### Short task:
Your job is to return the lines between the line holding "Generate a Python" and the line holding "ax = fig.add_axes([163", inclusive, exactly and with no pictures.

### Records provided:
++++++++

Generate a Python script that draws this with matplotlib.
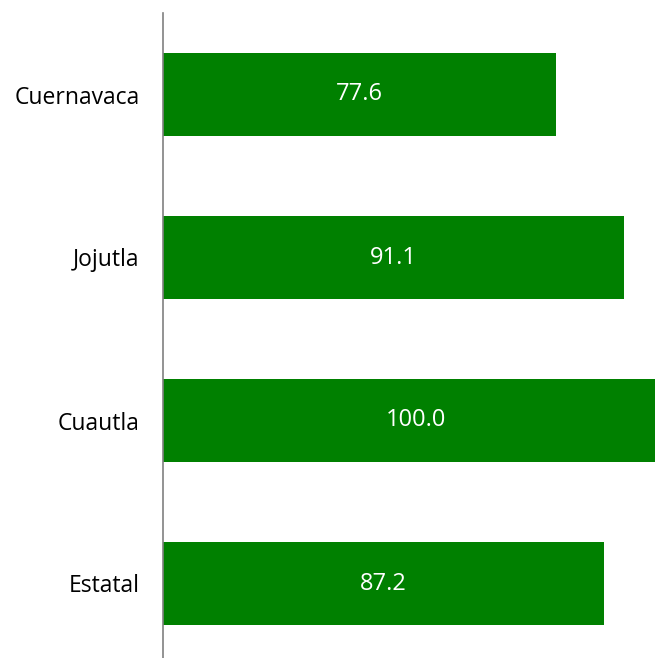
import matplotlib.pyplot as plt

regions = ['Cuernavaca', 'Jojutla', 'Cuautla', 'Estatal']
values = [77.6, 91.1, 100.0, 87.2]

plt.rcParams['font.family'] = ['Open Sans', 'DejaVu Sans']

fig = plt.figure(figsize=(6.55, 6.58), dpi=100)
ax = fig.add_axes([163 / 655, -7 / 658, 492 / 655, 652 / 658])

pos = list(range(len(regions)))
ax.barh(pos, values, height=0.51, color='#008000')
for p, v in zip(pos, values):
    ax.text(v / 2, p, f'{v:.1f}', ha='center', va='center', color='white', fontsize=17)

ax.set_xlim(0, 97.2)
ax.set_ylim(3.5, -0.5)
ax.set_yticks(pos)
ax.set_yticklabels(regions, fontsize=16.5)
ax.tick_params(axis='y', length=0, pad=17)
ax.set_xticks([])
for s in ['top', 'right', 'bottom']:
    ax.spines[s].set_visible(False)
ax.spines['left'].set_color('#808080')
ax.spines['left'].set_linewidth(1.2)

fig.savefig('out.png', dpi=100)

++++++++

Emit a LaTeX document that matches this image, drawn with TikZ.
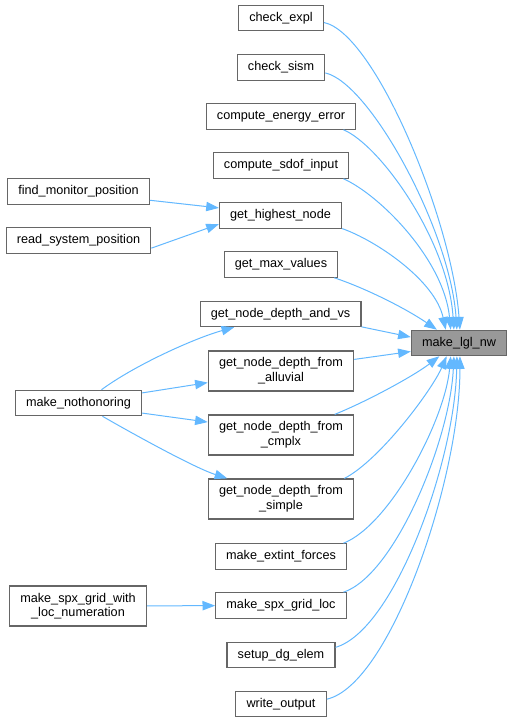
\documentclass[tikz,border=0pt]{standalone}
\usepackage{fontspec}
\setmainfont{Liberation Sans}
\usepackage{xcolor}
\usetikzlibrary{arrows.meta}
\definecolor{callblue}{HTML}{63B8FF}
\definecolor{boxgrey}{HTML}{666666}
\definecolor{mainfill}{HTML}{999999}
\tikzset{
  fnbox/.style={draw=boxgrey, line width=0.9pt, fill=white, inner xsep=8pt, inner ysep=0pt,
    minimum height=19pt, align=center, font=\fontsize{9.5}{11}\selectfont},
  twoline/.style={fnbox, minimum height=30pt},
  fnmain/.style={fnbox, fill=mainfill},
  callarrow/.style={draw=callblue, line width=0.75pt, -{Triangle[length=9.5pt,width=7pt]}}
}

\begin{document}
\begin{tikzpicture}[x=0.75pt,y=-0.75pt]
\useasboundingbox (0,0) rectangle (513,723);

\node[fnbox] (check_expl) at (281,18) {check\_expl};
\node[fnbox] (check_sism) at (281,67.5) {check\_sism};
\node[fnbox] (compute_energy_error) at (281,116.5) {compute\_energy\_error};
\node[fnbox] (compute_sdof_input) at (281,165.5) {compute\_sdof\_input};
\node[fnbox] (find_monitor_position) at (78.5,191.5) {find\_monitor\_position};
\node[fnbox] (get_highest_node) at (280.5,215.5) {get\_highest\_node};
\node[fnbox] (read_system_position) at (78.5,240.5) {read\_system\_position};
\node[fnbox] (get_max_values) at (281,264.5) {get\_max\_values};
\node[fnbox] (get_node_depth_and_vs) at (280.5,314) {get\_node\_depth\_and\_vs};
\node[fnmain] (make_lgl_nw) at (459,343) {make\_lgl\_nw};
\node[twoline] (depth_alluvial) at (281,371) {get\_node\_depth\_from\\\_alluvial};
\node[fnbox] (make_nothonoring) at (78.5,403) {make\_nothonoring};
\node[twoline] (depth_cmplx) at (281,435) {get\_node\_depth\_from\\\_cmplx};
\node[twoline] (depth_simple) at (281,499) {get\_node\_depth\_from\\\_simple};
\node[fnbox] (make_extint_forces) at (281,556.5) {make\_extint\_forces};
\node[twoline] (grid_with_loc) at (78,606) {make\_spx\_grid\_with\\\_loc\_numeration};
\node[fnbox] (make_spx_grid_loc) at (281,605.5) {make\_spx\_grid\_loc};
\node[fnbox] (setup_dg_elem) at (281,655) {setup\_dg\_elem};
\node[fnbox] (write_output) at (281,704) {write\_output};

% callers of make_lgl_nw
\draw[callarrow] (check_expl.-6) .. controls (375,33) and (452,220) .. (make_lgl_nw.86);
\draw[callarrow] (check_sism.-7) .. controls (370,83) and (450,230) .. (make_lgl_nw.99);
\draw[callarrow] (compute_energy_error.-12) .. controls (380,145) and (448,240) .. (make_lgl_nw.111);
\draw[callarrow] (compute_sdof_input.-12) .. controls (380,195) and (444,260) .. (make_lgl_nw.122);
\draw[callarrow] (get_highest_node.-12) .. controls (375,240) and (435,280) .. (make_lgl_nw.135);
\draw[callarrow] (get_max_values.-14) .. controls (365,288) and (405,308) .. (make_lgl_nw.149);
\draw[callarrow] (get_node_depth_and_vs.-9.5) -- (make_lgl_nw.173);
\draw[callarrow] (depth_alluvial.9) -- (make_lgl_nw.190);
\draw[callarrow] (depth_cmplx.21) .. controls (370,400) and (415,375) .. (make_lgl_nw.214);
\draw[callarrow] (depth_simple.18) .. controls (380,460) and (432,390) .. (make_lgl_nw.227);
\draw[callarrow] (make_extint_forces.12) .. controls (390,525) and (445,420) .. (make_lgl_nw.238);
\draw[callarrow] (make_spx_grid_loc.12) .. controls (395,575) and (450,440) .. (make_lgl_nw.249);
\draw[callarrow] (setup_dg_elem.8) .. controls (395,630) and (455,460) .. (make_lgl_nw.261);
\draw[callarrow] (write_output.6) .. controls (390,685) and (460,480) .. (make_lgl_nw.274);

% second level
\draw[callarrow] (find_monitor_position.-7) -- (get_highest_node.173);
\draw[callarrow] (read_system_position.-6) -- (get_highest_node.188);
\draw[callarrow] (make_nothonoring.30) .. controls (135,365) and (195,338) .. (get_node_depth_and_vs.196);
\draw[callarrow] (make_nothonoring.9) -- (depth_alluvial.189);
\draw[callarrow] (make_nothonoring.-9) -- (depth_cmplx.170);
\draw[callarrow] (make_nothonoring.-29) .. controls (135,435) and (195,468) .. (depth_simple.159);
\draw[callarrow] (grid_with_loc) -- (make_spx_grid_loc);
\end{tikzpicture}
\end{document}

++++++++

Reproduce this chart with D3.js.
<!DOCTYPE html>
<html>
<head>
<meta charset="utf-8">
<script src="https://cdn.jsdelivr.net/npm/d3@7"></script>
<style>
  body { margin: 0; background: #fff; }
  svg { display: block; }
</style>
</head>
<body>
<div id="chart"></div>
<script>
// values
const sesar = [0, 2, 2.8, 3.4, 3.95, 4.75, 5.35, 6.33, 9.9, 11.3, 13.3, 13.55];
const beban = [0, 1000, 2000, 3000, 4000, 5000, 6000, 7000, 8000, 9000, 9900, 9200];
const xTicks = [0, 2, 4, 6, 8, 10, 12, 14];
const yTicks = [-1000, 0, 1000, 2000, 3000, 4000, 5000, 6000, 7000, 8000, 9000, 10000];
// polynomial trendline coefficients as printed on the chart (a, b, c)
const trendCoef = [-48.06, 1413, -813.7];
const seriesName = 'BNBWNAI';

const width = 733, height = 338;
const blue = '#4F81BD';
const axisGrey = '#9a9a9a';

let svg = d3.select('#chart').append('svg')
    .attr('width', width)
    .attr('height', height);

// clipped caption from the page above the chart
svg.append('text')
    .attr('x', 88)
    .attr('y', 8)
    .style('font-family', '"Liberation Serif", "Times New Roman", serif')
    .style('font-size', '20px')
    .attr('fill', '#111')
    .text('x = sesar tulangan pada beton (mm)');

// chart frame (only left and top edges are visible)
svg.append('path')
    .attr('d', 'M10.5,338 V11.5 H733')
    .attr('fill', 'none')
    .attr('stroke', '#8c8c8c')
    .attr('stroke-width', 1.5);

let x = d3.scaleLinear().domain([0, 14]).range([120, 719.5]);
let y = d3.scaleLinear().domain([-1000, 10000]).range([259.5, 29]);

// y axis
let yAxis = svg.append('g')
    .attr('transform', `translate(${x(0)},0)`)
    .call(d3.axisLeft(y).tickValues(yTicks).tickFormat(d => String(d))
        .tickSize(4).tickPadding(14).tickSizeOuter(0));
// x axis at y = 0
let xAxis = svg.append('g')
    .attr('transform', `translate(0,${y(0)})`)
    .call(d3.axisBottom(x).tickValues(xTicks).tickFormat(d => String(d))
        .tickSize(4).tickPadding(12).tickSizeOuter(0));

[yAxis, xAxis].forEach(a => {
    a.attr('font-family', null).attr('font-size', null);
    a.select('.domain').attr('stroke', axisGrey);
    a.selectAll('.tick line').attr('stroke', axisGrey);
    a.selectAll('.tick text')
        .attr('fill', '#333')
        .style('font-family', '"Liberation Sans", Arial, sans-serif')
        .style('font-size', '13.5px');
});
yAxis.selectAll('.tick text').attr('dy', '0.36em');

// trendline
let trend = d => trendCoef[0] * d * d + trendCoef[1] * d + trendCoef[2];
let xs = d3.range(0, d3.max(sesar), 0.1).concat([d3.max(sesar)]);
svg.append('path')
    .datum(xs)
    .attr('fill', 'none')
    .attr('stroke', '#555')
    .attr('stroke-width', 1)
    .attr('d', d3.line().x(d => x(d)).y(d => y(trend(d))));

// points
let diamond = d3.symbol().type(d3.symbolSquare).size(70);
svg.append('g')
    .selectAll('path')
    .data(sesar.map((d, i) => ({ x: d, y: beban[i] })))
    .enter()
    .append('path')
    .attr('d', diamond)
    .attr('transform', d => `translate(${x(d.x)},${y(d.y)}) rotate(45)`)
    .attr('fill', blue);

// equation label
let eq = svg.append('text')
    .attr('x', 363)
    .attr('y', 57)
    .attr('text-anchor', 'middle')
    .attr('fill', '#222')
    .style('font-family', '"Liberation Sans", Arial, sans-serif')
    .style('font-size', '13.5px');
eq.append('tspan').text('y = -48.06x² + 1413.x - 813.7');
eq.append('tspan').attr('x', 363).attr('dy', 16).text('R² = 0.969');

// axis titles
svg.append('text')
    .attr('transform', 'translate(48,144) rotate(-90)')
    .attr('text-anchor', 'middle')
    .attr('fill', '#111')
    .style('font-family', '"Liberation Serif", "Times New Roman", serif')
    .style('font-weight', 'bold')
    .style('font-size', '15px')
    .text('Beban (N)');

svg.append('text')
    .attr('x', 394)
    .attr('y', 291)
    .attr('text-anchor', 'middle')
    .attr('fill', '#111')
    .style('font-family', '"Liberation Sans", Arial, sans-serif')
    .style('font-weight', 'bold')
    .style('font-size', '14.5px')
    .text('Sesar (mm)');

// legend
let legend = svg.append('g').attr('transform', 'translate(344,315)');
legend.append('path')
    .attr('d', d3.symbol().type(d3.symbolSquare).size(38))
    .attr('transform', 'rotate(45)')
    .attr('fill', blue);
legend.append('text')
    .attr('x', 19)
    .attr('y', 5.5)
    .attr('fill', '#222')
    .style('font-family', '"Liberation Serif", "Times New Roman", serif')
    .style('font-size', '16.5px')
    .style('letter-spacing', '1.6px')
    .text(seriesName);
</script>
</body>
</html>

++++++++

### The output:
Generate a Python script that draws this with matplotlib.
import matplotlib.pyplot as plt

regions = ['Cuernavaca', 'Jojutla', 'Cuautla', 'Estatal']
values = [77.6, 91.1, 100.0, 87.2]

plt.rcParams['font.family'] = ['Open Sans', 'DejaVu Sans']

fig = plt.figure(figsize=(6.55, 6.58), dpi=100)
ax = fig.add_axes([163 / 655, -7 / 658, 492 / 655, 652 / 658])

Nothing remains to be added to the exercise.